In summary, the optical analysis system 20 is arranged to determine an amplitude of a principal component of an optical signal. The optical analysis system 20 comprises a multivariate optical element 5, 6 for weighing the optical signal by a spectral weighing function and a detector 7, 8 for detecting the weighed optical signal. The optical signal comprises the principal component and a further component which was not accounted for when designing the spectral weighing function. Therefore, the detected weighed optical signal comprises a part relating to the amplitude of the principal component and a further part relating to a further amplitude of the further component. The optical analysis system 20 further comprises a modulator element 13 for modulating the detected weighed optical signal. The difference between the modulated detected weighed optical signal and the detected weighed optical signal relates to the amplitude of the principal component and thus allows for determining the amplitude of the principal component in an accurate way. The blood analysis system 40 comprises such an optical analysis system 20. The method of determining an amplitude of an principal component makes use of the optical analysis system 20.

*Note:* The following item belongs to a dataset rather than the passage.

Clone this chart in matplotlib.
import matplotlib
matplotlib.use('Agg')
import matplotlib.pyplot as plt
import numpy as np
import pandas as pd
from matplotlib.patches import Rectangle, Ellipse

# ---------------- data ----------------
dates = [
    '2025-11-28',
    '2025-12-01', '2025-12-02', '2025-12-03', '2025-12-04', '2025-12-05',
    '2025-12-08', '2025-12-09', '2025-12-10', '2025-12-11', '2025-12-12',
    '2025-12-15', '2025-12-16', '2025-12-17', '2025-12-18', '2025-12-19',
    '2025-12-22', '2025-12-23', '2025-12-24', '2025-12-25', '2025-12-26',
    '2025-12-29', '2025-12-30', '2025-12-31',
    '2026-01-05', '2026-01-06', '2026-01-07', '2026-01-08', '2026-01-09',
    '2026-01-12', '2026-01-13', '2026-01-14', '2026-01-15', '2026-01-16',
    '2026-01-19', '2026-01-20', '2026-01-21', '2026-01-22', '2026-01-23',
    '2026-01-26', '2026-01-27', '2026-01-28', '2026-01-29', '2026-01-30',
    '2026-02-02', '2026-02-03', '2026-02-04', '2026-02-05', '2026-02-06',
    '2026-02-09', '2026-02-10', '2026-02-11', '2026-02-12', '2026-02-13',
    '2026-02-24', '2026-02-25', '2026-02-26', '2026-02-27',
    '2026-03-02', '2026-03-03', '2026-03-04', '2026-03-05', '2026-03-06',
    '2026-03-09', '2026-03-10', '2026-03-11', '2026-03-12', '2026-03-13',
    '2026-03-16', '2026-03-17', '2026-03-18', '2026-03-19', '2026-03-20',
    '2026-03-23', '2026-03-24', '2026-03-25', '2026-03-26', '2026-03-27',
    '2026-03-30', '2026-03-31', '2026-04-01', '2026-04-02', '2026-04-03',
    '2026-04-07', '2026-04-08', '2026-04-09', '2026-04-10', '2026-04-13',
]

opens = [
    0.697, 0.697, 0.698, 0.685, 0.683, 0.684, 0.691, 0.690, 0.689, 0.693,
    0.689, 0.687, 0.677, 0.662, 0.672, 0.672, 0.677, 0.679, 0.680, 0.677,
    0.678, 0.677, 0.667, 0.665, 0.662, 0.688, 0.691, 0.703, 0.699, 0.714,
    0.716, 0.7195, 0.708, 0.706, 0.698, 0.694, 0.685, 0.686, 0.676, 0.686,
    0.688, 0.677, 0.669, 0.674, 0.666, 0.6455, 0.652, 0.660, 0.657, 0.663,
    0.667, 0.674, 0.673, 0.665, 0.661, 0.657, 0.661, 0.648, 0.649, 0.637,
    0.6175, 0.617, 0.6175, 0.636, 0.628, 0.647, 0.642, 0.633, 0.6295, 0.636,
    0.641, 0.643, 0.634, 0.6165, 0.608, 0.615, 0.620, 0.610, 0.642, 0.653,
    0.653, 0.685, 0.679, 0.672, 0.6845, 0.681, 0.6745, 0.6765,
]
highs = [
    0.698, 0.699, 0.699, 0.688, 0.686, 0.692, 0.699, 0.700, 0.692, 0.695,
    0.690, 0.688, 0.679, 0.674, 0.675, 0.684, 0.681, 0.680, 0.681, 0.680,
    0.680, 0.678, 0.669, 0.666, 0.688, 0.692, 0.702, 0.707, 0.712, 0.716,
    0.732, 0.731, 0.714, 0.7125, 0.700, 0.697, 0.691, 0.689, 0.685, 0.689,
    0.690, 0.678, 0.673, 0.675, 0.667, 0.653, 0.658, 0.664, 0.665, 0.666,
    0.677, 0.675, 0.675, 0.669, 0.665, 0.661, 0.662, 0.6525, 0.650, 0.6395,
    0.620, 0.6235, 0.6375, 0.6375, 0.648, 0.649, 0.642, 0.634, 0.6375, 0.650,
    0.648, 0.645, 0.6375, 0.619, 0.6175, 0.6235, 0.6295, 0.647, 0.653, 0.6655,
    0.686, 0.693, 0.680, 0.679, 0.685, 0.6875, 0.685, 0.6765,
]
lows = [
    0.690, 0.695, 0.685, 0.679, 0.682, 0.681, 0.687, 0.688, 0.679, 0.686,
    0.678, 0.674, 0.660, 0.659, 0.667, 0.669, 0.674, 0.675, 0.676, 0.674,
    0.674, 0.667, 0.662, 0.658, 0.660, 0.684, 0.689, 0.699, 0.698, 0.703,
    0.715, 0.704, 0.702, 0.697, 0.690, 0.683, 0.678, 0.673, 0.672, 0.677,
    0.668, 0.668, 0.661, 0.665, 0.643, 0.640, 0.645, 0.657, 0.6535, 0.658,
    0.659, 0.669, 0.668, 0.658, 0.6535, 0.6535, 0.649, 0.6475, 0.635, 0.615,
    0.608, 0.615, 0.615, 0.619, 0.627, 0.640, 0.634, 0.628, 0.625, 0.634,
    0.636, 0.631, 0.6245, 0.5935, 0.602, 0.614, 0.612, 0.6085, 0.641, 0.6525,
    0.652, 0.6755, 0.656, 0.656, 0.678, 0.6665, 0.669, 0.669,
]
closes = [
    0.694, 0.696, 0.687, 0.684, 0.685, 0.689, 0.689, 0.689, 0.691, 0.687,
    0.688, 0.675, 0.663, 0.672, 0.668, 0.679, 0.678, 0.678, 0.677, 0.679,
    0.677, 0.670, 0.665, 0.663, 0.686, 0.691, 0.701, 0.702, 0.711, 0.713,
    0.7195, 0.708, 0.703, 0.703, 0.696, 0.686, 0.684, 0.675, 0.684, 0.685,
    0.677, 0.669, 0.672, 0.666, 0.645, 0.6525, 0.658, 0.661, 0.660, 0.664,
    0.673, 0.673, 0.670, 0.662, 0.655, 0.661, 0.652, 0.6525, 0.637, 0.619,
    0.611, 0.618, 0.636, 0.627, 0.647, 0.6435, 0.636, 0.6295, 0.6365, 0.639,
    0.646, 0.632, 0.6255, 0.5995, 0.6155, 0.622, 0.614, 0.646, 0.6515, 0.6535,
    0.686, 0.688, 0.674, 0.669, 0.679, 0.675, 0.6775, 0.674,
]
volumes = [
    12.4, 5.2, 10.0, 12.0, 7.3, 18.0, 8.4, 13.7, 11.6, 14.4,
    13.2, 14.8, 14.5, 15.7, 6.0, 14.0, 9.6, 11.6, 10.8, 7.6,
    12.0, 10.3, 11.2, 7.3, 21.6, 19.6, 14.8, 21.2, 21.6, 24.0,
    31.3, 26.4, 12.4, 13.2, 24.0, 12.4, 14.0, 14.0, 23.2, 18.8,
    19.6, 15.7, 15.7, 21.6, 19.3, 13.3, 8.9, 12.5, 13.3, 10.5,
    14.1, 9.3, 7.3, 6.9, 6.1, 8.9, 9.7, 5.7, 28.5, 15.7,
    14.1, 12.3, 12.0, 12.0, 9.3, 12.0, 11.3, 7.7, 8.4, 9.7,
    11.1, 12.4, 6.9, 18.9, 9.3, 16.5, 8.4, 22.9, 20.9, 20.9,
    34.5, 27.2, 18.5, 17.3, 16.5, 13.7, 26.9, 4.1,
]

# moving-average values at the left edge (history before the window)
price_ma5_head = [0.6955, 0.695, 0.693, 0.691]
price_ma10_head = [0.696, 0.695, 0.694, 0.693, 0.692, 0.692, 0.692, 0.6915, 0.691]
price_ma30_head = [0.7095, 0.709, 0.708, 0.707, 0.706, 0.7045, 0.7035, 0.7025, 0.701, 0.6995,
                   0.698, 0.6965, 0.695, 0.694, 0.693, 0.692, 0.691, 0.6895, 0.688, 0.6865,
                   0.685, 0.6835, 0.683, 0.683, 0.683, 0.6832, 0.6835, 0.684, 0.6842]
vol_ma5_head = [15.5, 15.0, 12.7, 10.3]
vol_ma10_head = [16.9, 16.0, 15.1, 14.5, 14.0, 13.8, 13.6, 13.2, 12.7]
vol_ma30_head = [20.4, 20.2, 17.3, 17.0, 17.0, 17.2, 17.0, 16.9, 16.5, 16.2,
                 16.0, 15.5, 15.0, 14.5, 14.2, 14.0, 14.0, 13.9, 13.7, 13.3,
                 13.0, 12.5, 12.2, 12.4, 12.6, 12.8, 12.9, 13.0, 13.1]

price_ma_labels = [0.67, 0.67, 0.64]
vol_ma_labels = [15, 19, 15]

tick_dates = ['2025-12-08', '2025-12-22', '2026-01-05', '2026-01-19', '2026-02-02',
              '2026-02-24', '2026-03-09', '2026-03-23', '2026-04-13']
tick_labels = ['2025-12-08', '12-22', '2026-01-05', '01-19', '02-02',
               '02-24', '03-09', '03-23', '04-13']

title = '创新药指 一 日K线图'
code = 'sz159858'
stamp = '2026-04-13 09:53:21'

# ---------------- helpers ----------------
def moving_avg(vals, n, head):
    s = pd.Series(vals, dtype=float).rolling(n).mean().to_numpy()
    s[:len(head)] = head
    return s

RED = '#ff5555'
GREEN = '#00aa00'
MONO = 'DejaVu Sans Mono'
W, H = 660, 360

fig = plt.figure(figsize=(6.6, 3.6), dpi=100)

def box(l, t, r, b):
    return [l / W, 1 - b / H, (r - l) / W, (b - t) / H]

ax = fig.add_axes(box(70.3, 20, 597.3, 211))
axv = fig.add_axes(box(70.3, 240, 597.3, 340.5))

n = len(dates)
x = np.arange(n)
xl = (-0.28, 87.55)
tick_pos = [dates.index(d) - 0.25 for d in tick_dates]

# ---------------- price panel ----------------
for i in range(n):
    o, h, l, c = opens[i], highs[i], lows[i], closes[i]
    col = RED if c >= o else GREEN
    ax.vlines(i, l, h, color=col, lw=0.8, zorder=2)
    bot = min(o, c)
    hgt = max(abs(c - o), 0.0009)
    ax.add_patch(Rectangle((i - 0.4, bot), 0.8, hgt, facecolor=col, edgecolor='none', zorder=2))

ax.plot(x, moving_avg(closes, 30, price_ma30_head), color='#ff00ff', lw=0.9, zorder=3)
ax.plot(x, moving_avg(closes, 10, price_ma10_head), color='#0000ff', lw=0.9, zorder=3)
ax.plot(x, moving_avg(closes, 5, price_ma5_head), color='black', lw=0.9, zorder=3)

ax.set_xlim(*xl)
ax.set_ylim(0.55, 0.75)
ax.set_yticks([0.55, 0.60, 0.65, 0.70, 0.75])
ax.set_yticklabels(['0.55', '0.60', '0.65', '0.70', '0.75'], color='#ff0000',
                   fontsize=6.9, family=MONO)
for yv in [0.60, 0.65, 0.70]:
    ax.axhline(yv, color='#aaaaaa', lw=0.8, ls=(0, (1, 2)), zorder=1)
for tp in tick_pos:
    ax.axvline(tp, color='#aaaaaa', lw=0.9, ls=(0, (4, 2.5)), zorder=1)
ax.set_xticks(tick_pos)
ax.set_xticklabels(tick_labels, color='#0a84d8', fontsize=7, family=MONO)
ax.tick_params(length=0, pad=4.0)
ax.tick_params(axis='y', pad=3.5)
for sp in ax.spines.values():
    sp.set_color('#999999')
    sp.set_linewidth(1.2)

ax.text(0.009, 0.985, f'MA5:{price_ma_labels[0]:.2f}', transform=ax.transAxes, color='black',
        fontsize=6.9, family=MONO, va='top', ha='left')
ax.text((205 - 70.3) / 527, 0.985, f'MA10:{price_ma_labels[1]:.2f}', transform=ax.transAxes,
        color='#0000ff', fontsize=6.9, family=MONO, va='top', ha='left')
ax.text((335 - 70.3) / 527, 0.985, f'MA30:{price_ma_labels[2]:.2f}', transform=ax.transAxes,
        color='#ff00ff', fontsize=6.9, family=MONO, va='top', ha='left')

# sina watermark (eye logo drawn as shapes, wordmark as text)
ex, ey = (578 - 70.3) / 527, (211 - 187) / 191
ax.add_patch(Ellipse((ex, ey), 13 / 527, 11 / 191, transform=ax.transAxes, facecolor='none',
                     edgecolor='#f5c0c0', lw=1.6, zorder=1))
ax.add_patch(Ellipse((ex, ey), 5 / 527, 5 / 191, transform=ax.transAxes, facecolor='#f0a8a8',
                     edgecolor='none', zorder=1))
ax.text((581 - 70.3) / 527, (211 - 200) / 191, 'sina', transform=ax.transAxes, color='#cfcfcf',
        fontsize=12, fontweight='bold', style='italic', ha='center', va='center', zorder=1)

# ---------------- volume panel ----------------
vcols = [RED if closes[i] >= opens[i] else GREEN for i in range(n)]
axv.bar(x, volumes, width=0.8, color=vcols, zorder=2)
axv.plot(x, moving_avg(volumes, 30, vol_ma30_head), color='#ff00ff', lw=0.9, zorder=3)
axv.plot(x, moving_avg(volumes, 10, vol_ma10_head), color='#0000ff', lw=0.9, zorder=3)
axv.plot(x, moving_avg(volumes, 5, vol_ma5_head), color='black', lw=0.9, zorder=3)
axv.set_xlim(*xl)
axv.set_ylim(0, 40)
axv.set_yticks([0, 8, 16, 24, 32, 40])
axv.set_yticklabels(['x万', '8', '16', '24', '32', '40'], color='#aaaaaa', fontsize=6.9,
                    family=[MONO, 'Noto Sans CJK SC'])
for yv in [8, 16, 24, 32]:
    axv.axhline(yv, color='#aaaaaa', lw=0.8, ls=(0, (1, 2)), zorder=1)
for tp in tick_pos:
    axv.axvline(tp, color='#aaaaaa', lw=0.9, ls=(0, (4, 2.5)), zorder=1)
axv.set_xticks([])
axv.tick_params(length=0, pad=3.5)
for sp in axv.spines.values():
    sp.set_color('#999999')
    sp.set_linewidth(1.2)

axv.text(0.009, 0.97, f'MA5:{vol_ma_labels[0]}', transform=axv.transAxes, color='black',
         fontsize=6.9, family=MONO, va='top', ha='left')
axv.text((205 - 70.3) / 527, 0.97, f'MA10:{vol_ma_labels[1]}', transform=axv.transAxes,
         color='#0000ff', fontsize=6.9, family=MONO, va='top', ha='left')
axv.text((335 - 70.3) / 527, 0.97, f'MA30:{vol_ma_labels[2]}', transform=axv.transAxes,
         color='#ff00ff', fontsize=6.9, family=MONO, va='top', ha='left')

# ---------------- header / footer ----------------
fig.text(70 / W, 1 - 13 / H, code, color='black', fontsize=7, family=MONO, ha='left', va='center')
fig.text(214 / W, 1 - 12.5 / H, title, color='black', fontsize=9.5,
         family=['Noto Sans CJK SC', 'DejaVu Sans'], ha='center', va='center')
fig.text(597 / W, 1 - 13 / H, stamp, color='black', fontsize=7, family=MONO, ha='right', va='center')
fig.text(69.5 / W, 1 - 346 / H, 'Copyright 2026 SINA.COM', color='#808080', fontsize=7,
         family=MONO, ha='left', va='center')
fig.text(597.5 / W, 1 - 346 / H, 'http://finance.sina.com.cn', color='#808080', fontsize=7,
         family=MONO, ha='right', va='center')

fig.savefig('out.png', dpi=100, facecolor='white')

It should be noted that the above-mentioned embodiments illustrate rather than limit the invention, and that those skilled in the art will be able to design many alternative embodiments without departing from the scope of the appended claims. In the claims, any reference signs placed between parentheses shall not be construed as limiting the claim. The word “comprising” does not exclude the presence of other elements or steps than those listed in a claim. The word “a” or “an” preceding an element does not exclude the presence of a plurality of such elements.